The lines to extract run from the first line of the material below to the line containing "from matplotlib.patches import", both included; leave the pictures behind.

**DATA EXCERPT**
- - - - -
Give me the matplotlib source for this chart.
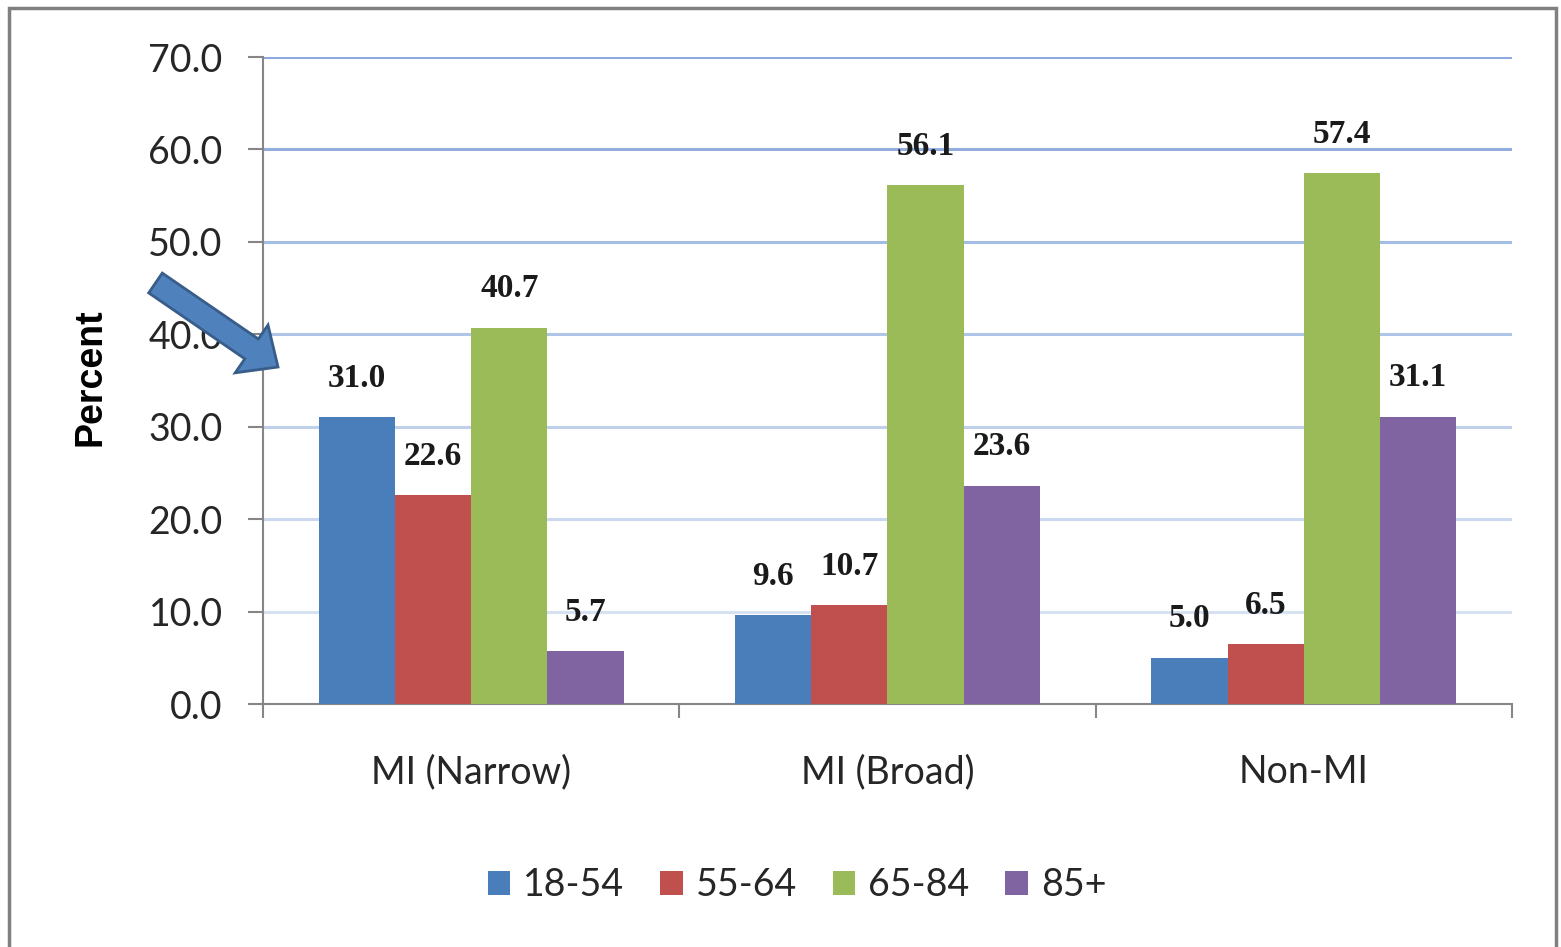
import matplotlib
matplotlib.use("Agg")
import matplotlib.pyplot as plt
import numpy as np
from matplotlib.patches import FancyArrow, Rectangle

# 数据
categories = ["MI (Narrow)", "MI (Broad)", "Non-MI"]
age_groups = ["18-54", "55-64", "65-84", "85+"]
age_18_54 = [31.0, 9.6, 5.0]
age_55_64 = [22.6, 10.7, 6.5]
age_65_84 = [40.7, 56.1, 57.4]
age_85_plus = [5.7, 23.6, 31.1]
series = [age_18_54, age_55_64, age_65_84, age_85_plus]
colors = ["#4a7ebb", "#c0504d", "#9bbb59", "#8064a2"]
yticks = [0, 10, 20, 30, 40, 50, 60, 70]
grid_colors = ["#d6e1f2", "#cbd9f0", "#bfd0ec", "#b0c6e8", "#a4bde4", "#93aede", "#8eaadc"]

plt.rcParams['font.family'] = ['Lato', 'DejaVu Sans']

fig = plt.figure(figsize=(15.61, 9.47), dpi=100)
ax = fig.add_axes([263 / 1561, 1 - 704 / 947, (1512 - 263) / 1561, (704 - 57) / 947])

x = np.arange(len(categories))
w = 0.183
for i, (vals, c) in enumerate(zip(series, colors)):
    pos = x + (i - 1.5) * w
    bars = ax.bar(pos, vals, width=w, color=c, label=age_groups[i], zorder=3)
    for b, v in zip(bars, vals):
        ax.annotate("%.1f" % v, (b.get_x() + b.get_width() / 2, v),
                    xytext=(0, 28), textcoords="offset points",
                    ha="center", va="center", fontsize=24, fontweight="bold",
                    family="Liberation Serif", color="#1a1a1a", zorder=4)

ax.set_xlim(-0.5, 2.5)
ax.set_ylim(0, 70)
ax.set_yticks(yticks)
ax.set_yticklabels(["%.1f" % t for t in yticks], fontsize=27, color="#262626")
ax.tick_params(axis="y", length=11, width=1.5, color="#868686", pad=18, direction="out")

ax.set_xticks(x)
ax.set_xticklabels(categories, fontsize=27, color="#262626")
ax.set_xticks([-0.5, 0.5, 1.5, 2.5], minor=True)
ax.tick_params(axis="x", which="major", length=0, pad=36)
ax.tick_params(axis="x", which="minor", length=10, width=1.5, color="#868686", direction="out")

for s in ["top", "right"]:
    ax.spines[s].set_visible(False)
for s in ["left", "bottom"]:
    ax.spines[s].set_color("#868686")
    ax.spines[s].set_linewidth(1.5)

# 网格线由浅到深
ax.set_axisbelow(True)
for t, gc in zip(yticks[1:], grid_colors):
    ax.axhline(t, color=gc, lw=2.2, zorder=1)

ax.set_ylabel("Percent", fontsize=27, fontweight="bold", family="Liberation Sans")
ax.yaxis.set_label_coords(-0.1236, 0.505)

fig.legend(loc="center", bbox_to_anchor=(797 / 1561, 1 - 885 / 947), ncol=4, frameon=False,
           fontsize=27, handlelength=0.6, handleheight=0.6, handletextpad=0.35,
           columnspacing=0.95, labelcolor="#262626")

# 箭头
arrow = FancyArrow(1.555, 9.47 - 2.83, 1.225, -0.84, width=0.24, head_width=0.58,
                   head_length=0.32, length_includes_head=True,
                   facecolor="#4f81bd", edgecolor="#385d8a", linewidth=2,
                   transform=fig.dpi_scale_trans, zorder=10)
fig.add_artist(arrow)

# 外框
frame = Rectangle((9 / 1561, -0.05), (1556 - 9) / 1561, 1.05 - 8 / 947,
                  transform=fig.transFigure, fill=False, edgecolor="#808080", linewidth=2.5)
fig.add_artist(frame)

fig.savefig("out.png", dpi=100)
- - - - -
**SOLUTION FOR THIS TASK**
Give me the matplotlib source for this chart.
import matplotlib
matplotlib.use("Agg")
import matplotlib.pyplot as plt
import numpy as np
from matplotlib.patches import FancyArrow, Rectangle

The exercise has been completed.